Iran's judiciary chief has temporarily halted the stoning to death of a woman convicted of adultery, state news agency Irna has said.

Malek Ajdar Sharifi, the judiciary head in East Azerbaijan province, said the execution would still take place when Iran's judiciary chief decided.

The ruling against Sakineh Mohammadi Ashtiani, a 43-year-old mother of two, has sparked an international outcry.

Ashtiani has been jailed in the north-western city of Tabriz since 2005.

Rights groups have warned that she could still be hanged.

"The verdict has been halted due to humanitarian reservations and upon the order of the honourable judiciary chief [Sadeq Larijani] and it will not be carried out for the moment," Mr Ajdar Sharifi told Irna.

"Whenever the judiciary chief deems it expedient, the verdict will be carried out regardless of Western media propaganda," he said.

International outcry

On Friday, Iran's human rights commissioner Mohammad Javad Larijani said that Ashtiani's death sentence was "under review", noting that judges "rarely use" the penalty of stoning.

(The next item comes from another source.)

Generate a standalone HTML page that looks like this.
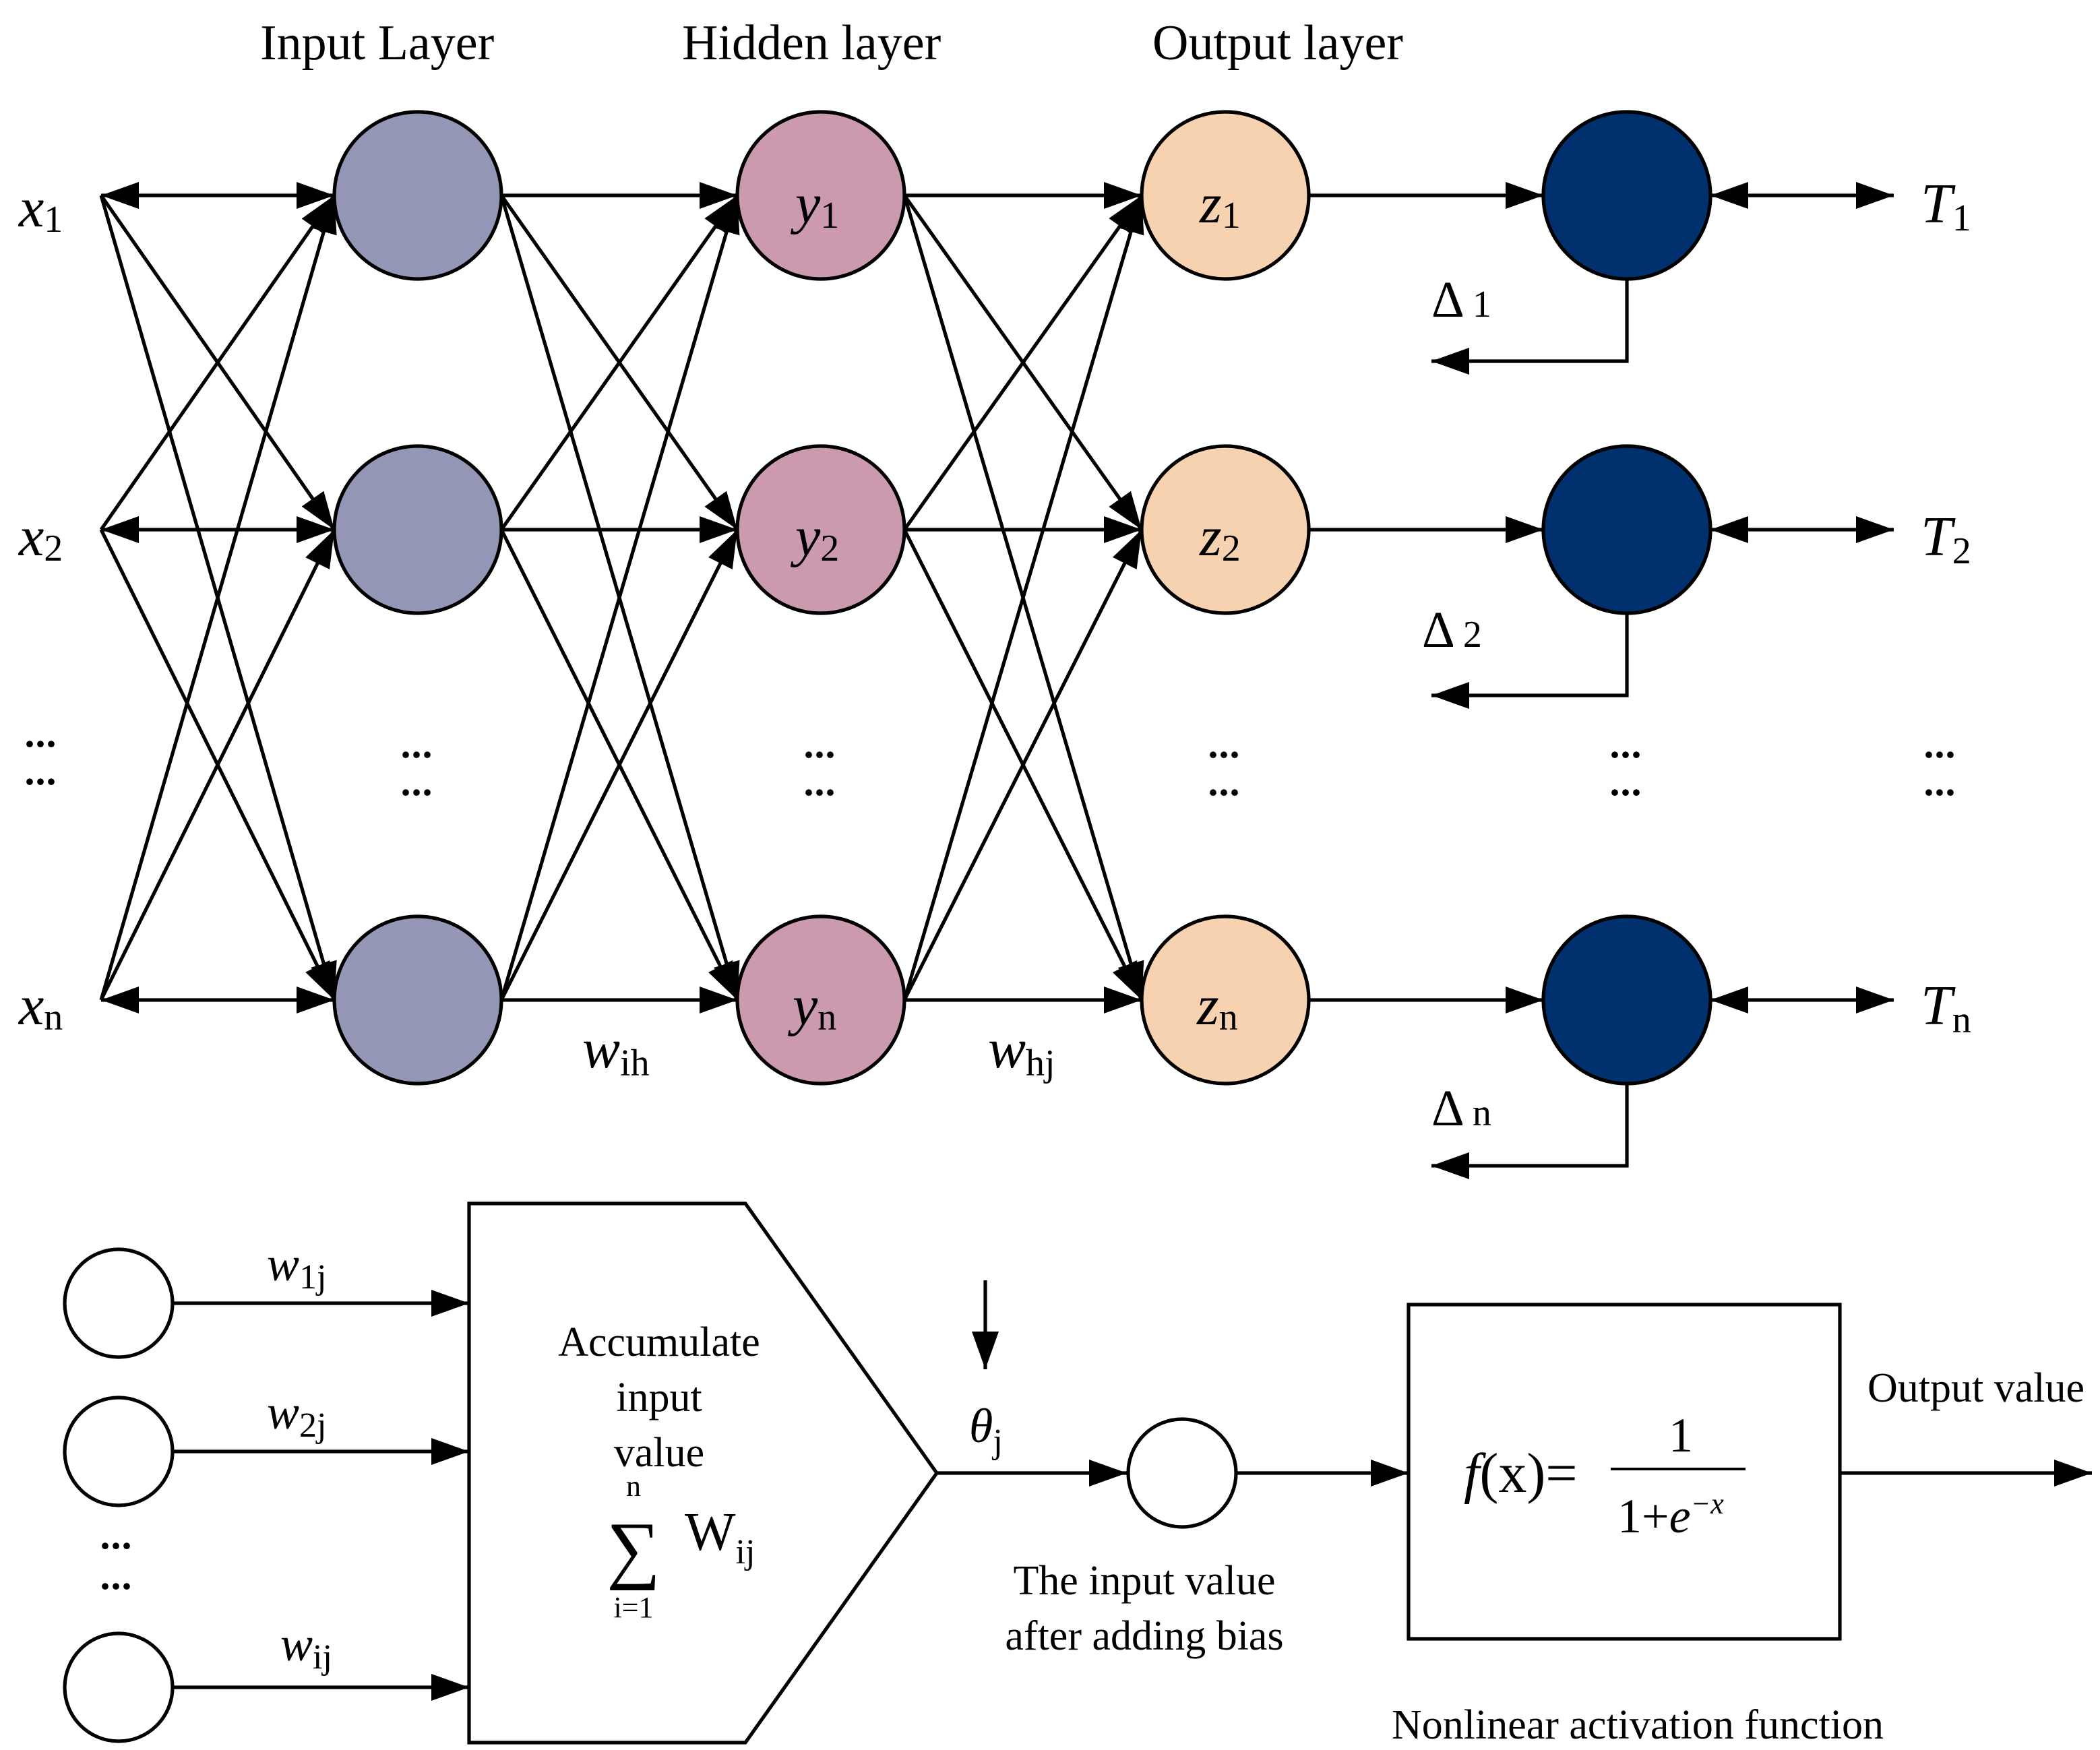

According to rights group Amnesty International, at least six people have been stoned to death in Iran since 2006; another 15 people were spared.

Mr Larijani did not say what penalty Ashtiani could face instead.

Last week, Ashtiani's lawyer and human rights activists warned that her execution by stoning was imminent, after all available appeals for clemency had been exhausted.

The United States, the European Union, Britain and international human rights groups have all appealed for a stay of execution.

In May 2006, Ashtiani was found guilty of having had an "illicit relationship" with two men following the death of her husband. She was given 99 lashes.

But that September, during the trial of a man accused of murdering her husband, another court re-opened the case based on events that took place before her husband died.

Despite retracting a confession that she said she had been forced to make under duress, Ms Ashtiani was found guilty of adultery - a major offence under Iranian law - and sentenced to death by stoning.